Uri ten Brink, USGS, Woods Hole

Wednesday, October 4, 2017 at 10:30 AM

Location:
Building 3, Rambo Auditorium
Host:
Tom Brocher

The Pacific-North America (PA-NA) plate boundary between Vancouver Island and Alaska is similar to the PA-NA boundary in California in its kinematic history and the rate and azimuth of current relative motion, yet their deformation styles are distinct. The California plate boundary shows a broad zone of parallel strike-slip and thrust faults and folds, whereas the 49 mm/y PA-NA relative plate motion in Canada and Alaska is centered on a single, narrow, continuous ~900-km-long fault, the Queen Charlotte Fault (QCF).

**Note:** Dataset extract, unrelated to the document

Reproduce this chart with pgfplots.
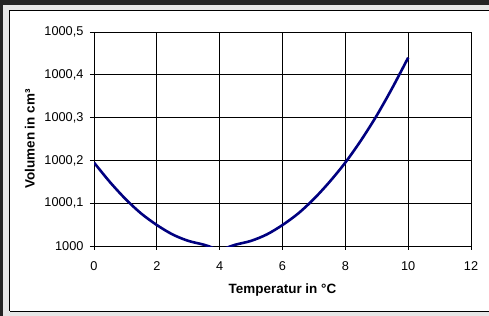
\documentclass[border=0pt]{standalone}
\usepackage{pgfplots}
\pgfplotsset{compat=1.18}
\usepackage{fontspec}
\setmainfont{Liberation Sans}
\definecolor{darkbg}{HTML}{242424}
\definecolor{lightbg}{HTML}{E6E6E6}
\definecolor{curve}{HTML}{000080}
\begin{document}
\begin{tikzpicture}
\useasboundingbox (0bp,0bp) rectangle (489bp,316bp);
\fill[darkbg] (0bp,0bp) rectangle (489bp,316bp);
\fill[lightbg] (3bp,0bp) rectangle (489bp,311bp);
\fill[white] (9bp,4bp) rectangle (492bp,306bp);
\draw[black,line width=1bp] (9.5bp,4.5bp) -- (9.5bp,305.5bp) -- (492bp,305.5bp);
\draw[black,line width=1bp] (9.5bp,4.5bp) -- (492bp,4.5bp);
\begin{axis}[
  at={(94bp,70bp)}, anchor=south west,
  scale only axis, width=377bp, height=214bp,
  xmin=0, xmax=12, ymin=1000, ymax=1000.5,
  xtick={0,2,...,12},
  ytick={1000,1000.1,1000.2,1000.3,1000.4,1000.5},
  yticklabels={1000,{1000,1},{1000,2},{1000,3},{1000,4},{1000,5}},
  /pgf/number format/assume math mode=true,
  tick align=outside, tick pos=left,
  major tick length=4bp,
  grid=major,
  major grid style={black, line width=0.9bp},
  axis line style={black, line width=0.9bp},
  every tick/.style={black, line width=0.9bp},
  tick label style={font=\fontsize{12.8}{14}\selectfont},
  xticklabel style={yshift=-8bp},
  yticklabel style={xshift=-3bp},
  label style={font=\fontsize{13.5}{15}\selectfont\bfseries},
  xlabel={Temperatur in °C},
  ylabel={Volumen in cm³},
  xlabel style={at={(axis description cs:0.5,-0.205)}, anchor=center},
  ylabel style={at={(axis description cs:-0.17,0.5)}, anchor=center},
  clip=true,
]
\addplot[curve, line width=2.6bp, smooth] coordinates {
(0,1000.195) (0.5,1000.150) (1,1000.110) (1.5,1000.076) (2,1000.049)
(2.5,1000.027) (3,1000.012) (3.5,1000.003) (3.8,999.995) (4,999.985)
(4.2,999.995) (4.5,1000.003) (5,1000.012) (5.5,1000.027) (6,1000.049)
(6.5,1000.076) (7,1000.110) (7.5,1000.150) (8,1000.195) (8.5,1000.247)
(9,1000.305) (9.5,1000.370) (10,1000.440)
};
\end{axis}
\end{tikzpicture}
\end{document}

Using gravity analysis, we propose that this plate boundary is centered on the ocean-continent boundary (OCB), an unusual location for continental transform faults because plate boundaries typically localize within the continental lithosphere, which is weaker. Because the OCB is a boundary between materials of contrasting elastic properties, once a fault is established there, it will probably remain stable. We propose that deformation progressively shifted to the OCB in the wake of Yakutat terrane’s northward motion along the margin. Minor convergence across the plate boundary is probably accommodated by normal faults reactivation on Pacific crust and by an eastward dipping QCF. Underthrusting of Pacific slab under Haida Gwaii occurs at convergence angles >14°-15° and may have been responsible for the emergence of the archipelago. The calculated slab entry dip (5°-8°) suggests that the slab probably does not extend into the asthenosphere. The PA-NA plate boundary at the QCF can serve as a structurally-simple site to investigate the impact of rheology and composition on crustal deformation and the initiation of slab underthrusting.